President Donald Trump signed the VA Choice and Quality Employment Act Saturday, giving $2.1 billion to fund the Veterans Choice program and $1.8 billion for other VA health efforts.
The funds will allow Veterans Choice to last for another half year. As it was, the program was set to run out of money by mid-August. The program allows veterans with long wait or travel times for appointments to get federally funded care elsewhere, from non-VA doctors. The VA launched the program in 2014, when veterans were facing weeks or months-long waits—waits that were covered up by false records.
“Today is another milestone in our work to transform the VA where we're doing record-setting business,” Trump said from Bedminster, N.J., where he's on vacation at his golf club.

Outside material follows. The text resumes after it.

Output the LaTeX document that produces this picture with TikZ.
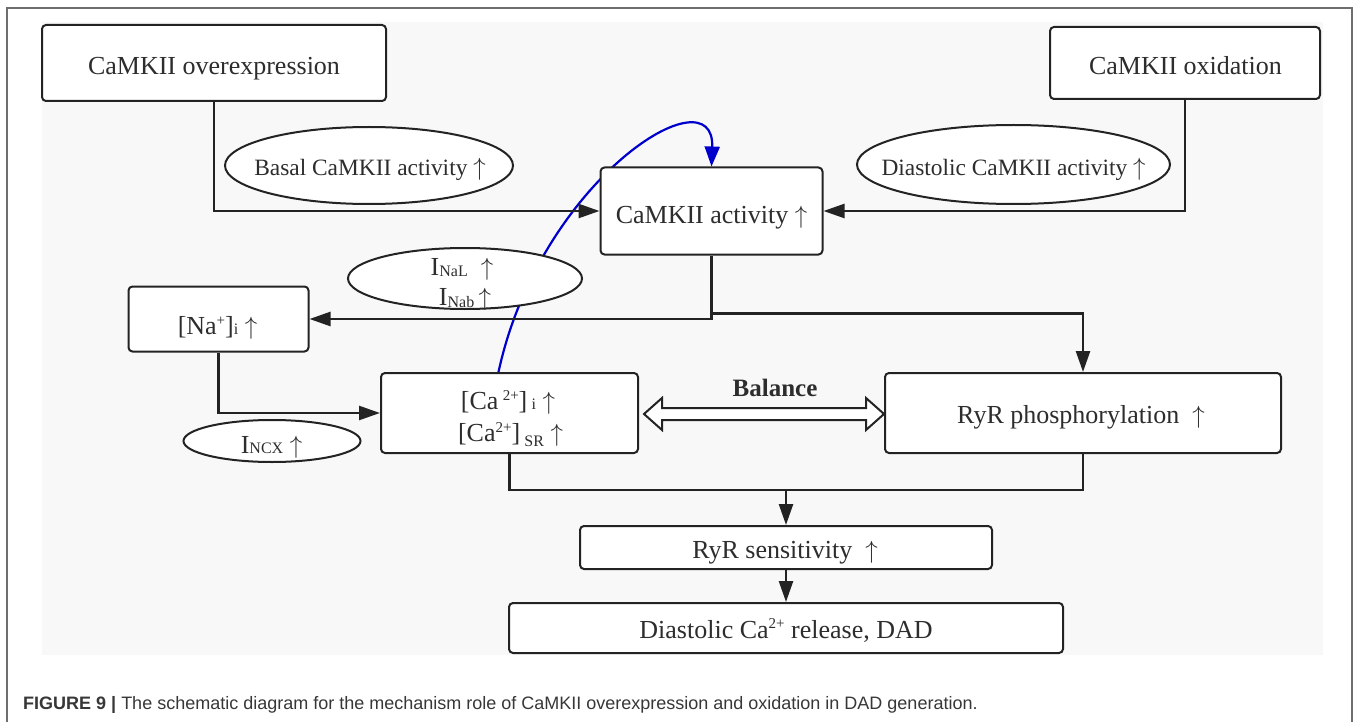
\documentclass[tikz,border=0pt]{standalone}
\usepackage{fontspec}
\setmainfont{Liberation Serif}
\newfontfamily\capfont{Liberation Sans}
\usetikzlibrary{arrows.meta,shapes.geometric,calc}
\pgfdeclarelayer{bg}
\pgfdeclarelayer{mid}
\pgfsetlayers{bg,mid,main}
\definecolor{ink}{RGB}{45,45,45}
\definecolor{linec}{RGB}{35,35,35}
\definecolor{panel}{RGB}{248,248,248}
\definecolor{framec}{RGB}{110,110,110}
\definecolor{bluearc}{RGB}{0,0,205}
\definecolor{captxt}{RGB}{55,55,55}
\newcommand{\supx}[2][8pt]{\raisebox{#1}{\fontsize{15}{15}\selectfont #2}}
\newcommand{\subx}[2][0pt]{\raisebox{-#1}{\fontsize{16}{16}\selectfont #2}}
\newcommand{\upar}{$\uparrow$}
\tikzset{
  box/.style={draw=linec, line width=2pt, rounded corners=4pt, fill=white, inner sep=0pt},
  oval/.style={ellipse, draw=linec, line width=2pt, fill=white, inner sep=0pt},
  txt/.style={anchor=base, inner sep=0pt, text=ink, font=\fontsize{26}{30}\selectfont},
  otxt/.style={anchor=base, inner sep=0pt, text=ink, font=\fontsize{23.4}{28}\selectfont},
  conn/.style={draw=linec, line width=2.5pt},
  arr/.style={conn, -{Triangle[length=21pt,width=14pt]}},
  bluearr/.style={draw=bluearc, line width=2.2pt, -{Triangle[length=20pt,width=15pt]}},
}
\begin{document}
\begin{tikzpicture}[x=1pt,y=-1pt]
\useasboundingbox (0,0) rectangle (1357,722);
\begin{pgfonlayer}{bg}
  \fill[panel] (42,22) rectangle (1323,655);
  \draw[framec, line width=1.5pt] (7,730) -- (7,8) -- (1352,8) -- (1352,730);
\end{pgfonlayer}

% boxes
\node[box, minimum width=344pt, minimum height=76pt] (over) at (214,63) {};
\node[txt] (overT) at (214,75) {CaMKII overexpression};
\node[box, minimum width=270pt, minimum height=72pt] (oxid) at (1185,63) {};
\node[txt] (oxidT) at (1185.5,75) {CaMKII oxidation};
\node[box, minimum width=222pt, minimum height=87pt] (act) at (711.5,211) {};
\node[txt] (actT) at (711.5,223) {CaMKII activity \upar};
\node[box, minimum width=180pt, minimum height=65pt] (na) at (218.5,319) {};
\node[txt] (naT) at (217.5,334) {[Na\supx[9pt]{+}]\subx{i} \upar};
\node[box, minimum width=257pt, minimum height=80pt] (ca) at (509.5,413) {};
\node[txt] (caT1) at (508,409) {[Ca\,\supx[9pt]{2+}]\,\subx{i} \upar};
\node[txt] (caT2) at (510.5,441) {[Ca\supx[9pt]{2+}]\,\subx[5pt]{SR} \upar};
\node[box, minimum width=396pt, minimum height=80pt] (ryrp) at (1083,413) {};
\node[txt] (ryrpT) at (1081,423) {RyR phosphorylation\ \ \upar};
\node[box, minimum width=412pt, minimum height=43pt] (ryrs) at (786,547.5) {};
\node[txt] (ryrsT) at (785,558) {RyR sensitivity\ \ \upar};
\node[box, minimum width=554pt, minimum height=50pt] (dad) at (786,628) {};
\node[txt] (dadT) at (786,638) {Diastolic Ca\supx[10pt]{2+} release, DAD};

% ellipses
\node[oval, minimum width=288pt, minimum height=77pt] (basal) at (369,165.5) {};
\node[otxt] (basalT) at (370,176) {Basal CaMKII activity \upar};
\node[oval, minimum width=313pt, minimum height=79pt] (diast) at (1013.5,164.5) {};
\node[otxt] (diastT) at (1013.5,176) {Diastolic CaMKII activity \upar};
\node[oval, minimum width=234pt, minimum height=61pt] (ina) at (465,278.5) {};
\node[txt] (inaT1) at (462,275) {I\subx[1pt]{NaL}\ \ \upar};
\node[txt] (inaT2) at (465,305) {I\subx[2pt]{Nab}\,\upar};
\node[oval, minimum width=177pt, minimum height=42pt] (incx) at (272,441) {};
\node[txt] (incxT) at (271.5,453) {I\subx{NCX} \upar};

% blue feedback curve
\begin{pgfonlayer}{mid}
  \draw[bluearr] ($(ca.north)+(-11,0)$) .. controls (540,180) and (715,70) .. (act.north);
\end{pgfonlayer}

% connectors
\draw[arr] (over.south) |- (act.west);
\draw[arr] (oxid.south) |- (act.east);
\draw[arr] (act.south) |- (na.east);
\coordinate (split) at ($(act.south)+(0,58)$);
\draw[arr] (split) -| (ryrp.north);
\draw[arr] (na.south) |- (ca.west);
\coordinate (join) at ($(ca.south)+(0,36)$);
\draw[conn] (ca.south) -- (join) -| (ryrp.south);
\draw[arr] (join -| ryrs.north) -- (ryrs.north);
\draw[arr] (ryrs.south) -- (dad.north);

% balance double arrow
\coordinate (bl) at ($(ca.east)+(5,1)$);
\coordinate (br) at ($(ryrp.west)+(0,1)$);
\draw[draw=linec, fill=white, line width=2pt, line join=miter]
  (bl) -- ++(18,-16) -- ++(0,10) -- ($(br)+(-18,-6)$) -- ++(0,-10) -- (br)
  -- ++(-18,16) -- ++(0,-10) -- ($(bl)+(18,6)$) -- ++(0,10) -- cycle;
\node[anchor=base, inner sep=0pt, text=ink, font=\fontsize{25}{30}\selectfont\bfseries] (balT) at (775,396) {Balance};

% caption
\node[anchor=base west, inner sep=0pt, text=captxt, font=\capfont\fontsize{18}{21}\selectfont] (cap) at (23,709)
  {\textbf{FIGURE 9 |} The schematic diagram for the mechanism role of CaMKII overexpression and oxidation in DAD generation.};
\end{tikzpicture}
\end{document}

Earlier this summer, VA Secretary Dr. David Shulkin proposed his own version of work to transform the VA when he outlined a new version of Veterans Choice, to be called the Veterans Affairs Community Care Program, which would get rid of the wait- and travel-time requirements. Under the new program, VA clinicians would assess veterans' health risk to decide whether private providers would be best for those veterans—a tactic that Shulkin has called “more effective.”
It's not yet clear how this new funding will affect the potential morphing of one program into the other. Shulkin said in June that he hoped that legislation for the Care Program would be passed by September, at the end of the fiscal year.